"""
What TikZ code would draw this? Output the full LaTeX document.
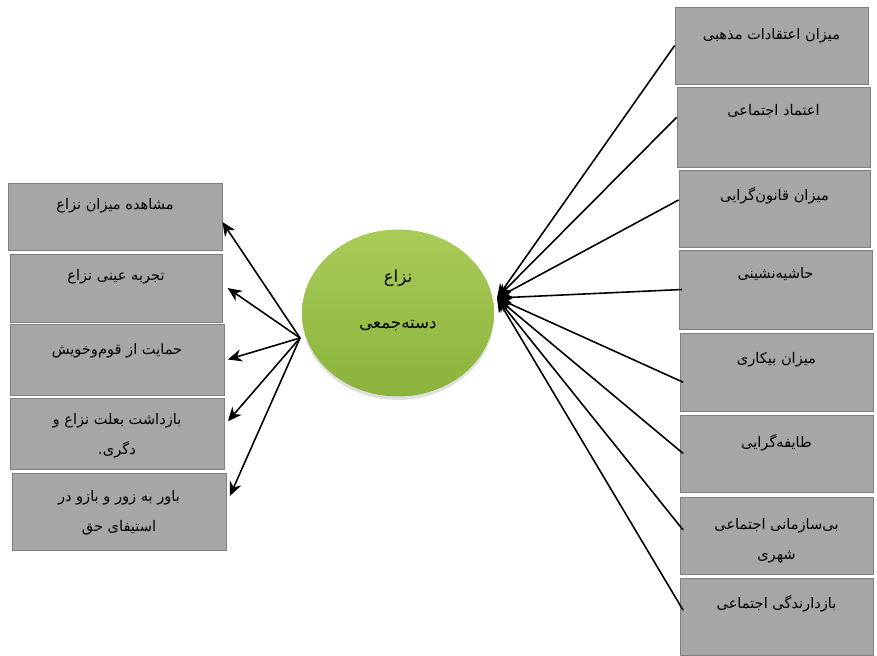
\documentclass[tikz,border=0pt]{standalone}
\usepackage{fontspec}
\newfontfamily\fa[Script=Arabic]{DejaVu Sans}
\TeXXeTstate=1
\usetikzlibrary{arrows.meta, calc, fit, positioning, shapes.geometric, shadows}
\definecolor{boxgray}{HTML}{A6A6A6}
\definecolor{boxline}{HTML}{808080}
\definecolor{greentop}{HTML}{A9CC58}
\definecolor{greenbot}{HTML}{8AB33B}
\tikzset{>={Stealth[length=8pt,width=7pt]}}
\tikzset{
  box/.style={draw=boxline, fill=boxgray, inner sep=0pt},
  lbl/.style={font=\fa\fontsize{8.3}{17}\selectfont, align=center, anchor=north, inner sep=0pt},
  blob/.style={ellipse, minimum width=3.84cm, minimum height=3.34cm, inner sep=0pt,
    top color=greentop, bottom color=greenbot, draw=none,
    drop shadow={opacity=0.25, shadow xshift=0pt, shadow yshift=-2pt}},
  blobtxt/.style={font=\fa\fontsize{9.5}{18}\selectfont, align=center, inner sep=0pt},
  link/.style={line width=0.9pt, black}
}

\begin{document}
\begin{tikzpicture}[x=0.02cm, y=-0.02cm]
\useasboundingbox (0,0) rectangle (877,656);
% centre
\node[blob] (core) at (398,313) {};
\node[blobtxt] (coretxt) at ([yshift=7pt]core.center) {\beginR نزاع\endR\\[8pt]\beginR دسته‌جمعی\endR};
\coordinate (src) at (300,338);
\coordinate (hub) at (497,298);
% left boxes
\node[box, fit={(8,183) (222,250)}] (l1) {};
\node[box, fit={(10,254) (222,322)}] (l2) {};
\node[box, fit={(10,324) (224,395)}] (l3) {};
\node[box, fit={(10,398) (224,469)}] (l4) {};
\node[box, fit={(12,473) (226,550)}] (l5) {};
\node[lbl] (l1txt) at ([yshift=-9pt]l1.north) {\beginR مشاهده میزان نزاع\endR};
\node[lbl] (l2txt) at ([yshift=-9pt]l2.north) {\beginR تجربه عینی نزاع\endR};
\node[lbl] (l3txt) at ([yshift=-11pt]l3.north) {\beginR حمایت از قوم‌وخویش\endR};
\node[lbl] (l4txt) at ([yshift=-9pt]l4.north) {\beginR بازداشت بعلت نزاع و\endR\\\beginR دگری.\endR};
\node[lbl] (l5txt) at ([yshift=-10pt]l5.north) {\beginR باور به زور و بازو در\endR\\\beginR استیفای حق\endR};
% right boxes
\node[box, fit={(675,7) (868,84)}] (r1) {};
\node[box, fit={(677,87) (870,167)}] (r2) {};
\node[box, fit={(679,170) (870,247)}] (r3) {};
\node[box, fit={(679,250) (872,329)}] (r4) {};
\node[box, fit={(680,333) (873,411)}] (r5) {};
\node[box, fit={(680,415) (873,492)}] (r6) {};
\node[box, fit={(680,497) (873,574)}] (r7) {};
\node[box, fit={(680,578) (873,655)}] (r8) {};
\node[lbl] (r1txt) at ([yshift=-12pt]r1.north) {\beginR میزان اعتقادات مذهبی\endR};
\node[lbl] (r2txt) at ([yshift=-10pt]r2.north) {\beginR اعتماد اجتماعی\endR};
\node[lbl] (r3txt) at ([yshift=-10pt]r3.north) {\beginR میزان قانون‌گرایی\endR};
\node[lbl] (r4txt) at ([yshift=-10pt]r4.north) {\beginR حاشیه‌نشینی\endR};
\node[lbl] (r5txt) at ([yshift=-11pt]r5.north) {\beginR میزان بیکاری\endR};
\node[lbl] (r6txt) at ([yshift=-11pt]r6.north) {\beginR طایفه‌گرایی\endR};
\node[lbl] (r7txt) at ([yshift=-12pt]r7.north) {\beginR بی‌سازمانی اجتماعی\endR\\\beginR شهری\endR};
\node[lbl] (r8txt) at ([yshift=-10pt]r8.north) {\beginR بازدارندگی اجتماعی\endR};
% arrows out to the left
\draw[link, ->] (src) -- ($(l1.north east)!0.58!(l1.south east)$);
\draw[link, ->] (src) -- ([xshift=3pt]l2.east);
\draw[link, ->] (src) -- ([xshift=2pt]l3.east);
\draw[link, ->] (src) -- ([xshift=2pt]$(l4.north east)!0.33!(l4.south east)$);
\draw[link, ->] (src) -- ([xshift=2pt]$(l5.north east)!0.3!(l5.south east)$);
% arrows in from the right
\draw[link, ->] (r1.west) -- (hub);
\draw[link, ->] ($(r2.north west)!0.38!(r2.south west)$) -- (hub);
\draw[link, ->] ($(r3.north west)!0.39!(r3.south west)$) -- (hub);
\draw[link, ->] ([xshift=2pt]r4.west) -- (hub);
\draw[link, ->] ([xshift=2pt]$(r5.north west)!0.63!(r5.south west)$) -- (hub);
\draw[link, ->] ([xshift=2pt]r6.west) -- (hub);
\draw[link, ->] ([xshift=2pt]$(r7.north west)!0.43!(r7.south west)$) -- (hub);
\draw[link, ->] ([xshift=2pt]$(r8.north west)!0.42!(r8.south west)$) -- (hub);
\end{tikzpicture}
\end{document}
"""
The exercise: Copy out all the data exactly; skip the pictures.

Response:
What TikZ code would draw this? Output the full LaTeX document.
\documentclass[tikz,border=0pt]{standalone}
\usepackage{fontspec}
\newfontfamily\fa[Script=Arabic]{DejaVu Sans}
\TeXXeTstate=1
\usetikzlibrary{arrows.meta, calc, fit, positioning, shapes.geometric, shadows}
\definecolor{boxgray}{HTML}{A6A6A6}
\definecolor{boxline}{HTML}{808080}
\definecolor{greentop}{HTML}{A9CC58}
\definecolor{greenbot}{HTML}{8AB33B}
\tikzset{>={Stealth[length=8pt,width=7pt]}}
\tikzset{
  box/.style={draw=boxline, fill=boxgray, inner sep=0pt},
  lbl/.style={font=\fa\fontsize{8.3}{17}\selectfont, align=center, anchor=north, inner sep=0pt},
  blob/.style={ellipse, minimum width=3.84cm, minimum height=3.34cm, inner sep=0pt,
    top color=greentop, bottom color=greenbot, draw=none,
    drop shadow={opacity=0.25, shadow xshift=0pt, shadow yshift=-2pt}},
  blobtxt/.style={font=\fa\fontsize{9.5}{18}\selectfont, align=center, inner sep=0pt},
  link/.style={line width=0.9pt, black}
}

\begin{document}
\begin{tikzpicture}[x=0.02cm, y=-0.02cm]
\useasboundingbox (0,0) rectangle (877,656);
% centre
\node[blob] (core) at (398,313) {};
\node[blobtxt] (coretxt) at ([yshift=7pt]core.center) {\beginR نزاع\endR\\[8pt]\beginR دسته‌جمعی\endR};
\coordinate (src) at (300,338);
\coordinate (hub) at (497,298);
% left boxes
\node[box, fit={(8,183) (222,250)}] (l1) {};
\node[box, fit={(10,254) (222,322)}] (l2) {};
\node[box, fit={(10,324) (224,395)}] (l3) {};
\node[box, fit={(10,398) (224,469)}] (l4) {};
\node[box, fit={(12,473) (226,550)}] (l5) {};
\node[lbl] (l1txt) at ([yshift=-9pt]l1.north) {\beginR مشاهده میزان نزاع\endR};
\node[lbl] (l2txt) at ([yshift=-9pt]l2.north) {\beginR تجربه عینی نزاع\endR};
\node[lbl] (l3txt) at ([yshift=-11pt]l3.north) {\beginR حمایت از قوم‌وخویش\endR};
\node[lbl] (l4txt) at ([yshift=-9pt]l4.north) {\beginR بازداشت بعلت نزاع و\endR\\\beginR دگری.\endR};
\node[lbl] (l5txt) at ([yshift=-10pt]l5.north) {\beginR باور به زور و بازو در\endR\\\beginR استیفای حق\endR};
% right boxes
\node[box, fit={(675,7) (868,84)}] (r1) {};
\node[box, fit={(677,87) (870,167)}] (r2) {};
\node[box, fit={(679,170) (870,247)}] (r3) {};
\node[box, fit={(679,250) (872,329)}] (r4) {};
\node[box, fit={(680,333) (873,411)}] (r5) {};
\node[box, fit={(680,415) (873,492)}] (r6) {};
\node[box, fit={(680,497) (873,574)}] (r7) {};
\node[box, fit={(680,578) (873,655)}] (r8) {};
\node[lbl] (r1txt) at ([yshift=-12pt]r1.north) {\beginR میزان اعتقادات مذهبی\endR};
\node[lbl] (r2txt) at ([yshift=-10pt]r2.north) {\beginR اعتماد اجتماعی\endR};
\node[lbl] (r3txt) at ([yshift=-10pt]r3.north) {\beginR میزان قانون‌گرایی\endR};
\node[lbl] (r4txt) at ([yshift=-10pt]r4.north) {\beginR حاشیه‌نشینی\endR};
\node[lbl] (r5txt) at ([yshift=-11pt]r5.north) {\beginR میزان بیکاری\endR};
\node[lbl] (r6txt) at ([yshift=-11pt]r6.north) {\beginR طایفه‌گرایی\endR};
\node[lbl] (r7txt) at ([yshift=-12pt]r7.north) {\beginR بی‌سازمانی اجتماعی\endR\\\beginR شهری\endR};
\node[lbl] (r8txt) at ([yshift=-10pt]r8.north) {\beginR بازدارندگی اجتماعی\endR};
% arrows out to the left
\draw[link, ->] (src) -- ($(l1.north east)!0.58!(l1.south east)$);
\draw[link, ->] (src) -- ([xshift=3pt]l2.east);
\draw[link, ->] (src) -- ([xshift=2pt]l3.east);
\draw[link, ->] (src) -- ([xshift=2pt]$(l4.north east)!0.33!(l4.south east)$);
\draw[link, ->] (src) -- ([xshift=2pt]$(l5.north east)!0.3!(l5.south east)$);
% arrows in from the right
\draw[link, ->] (r1.west) -- (hub);
\draw[link, ->] ($(r2.north west)!0.38!(r2.south west)$) -- (hub);
\draw[link, ->] ($(r3.north west)!0.39!(r3.south west)$) -- (hub);
\draw[link, ->] ([xshift=2pt]r4.west) -- (hub);
\draw[link, ->] ([xshift=2pt]$(r5.north west)!0.63!(r5.south west)$) -- (hub);
\draw[link, ->] ([xshift=2pt]r6.west) -- (hub);
\draw[link, ->] ([xshift=2pt]$(r7.north west)!0.43!(r7.south west)$) -- (hub);
\draw[link, ->] ([xshift=2pt]$(r8.north west)!0.42!(r8.south west)$) -- (hub);
\end{tikzpicture}
\end{document}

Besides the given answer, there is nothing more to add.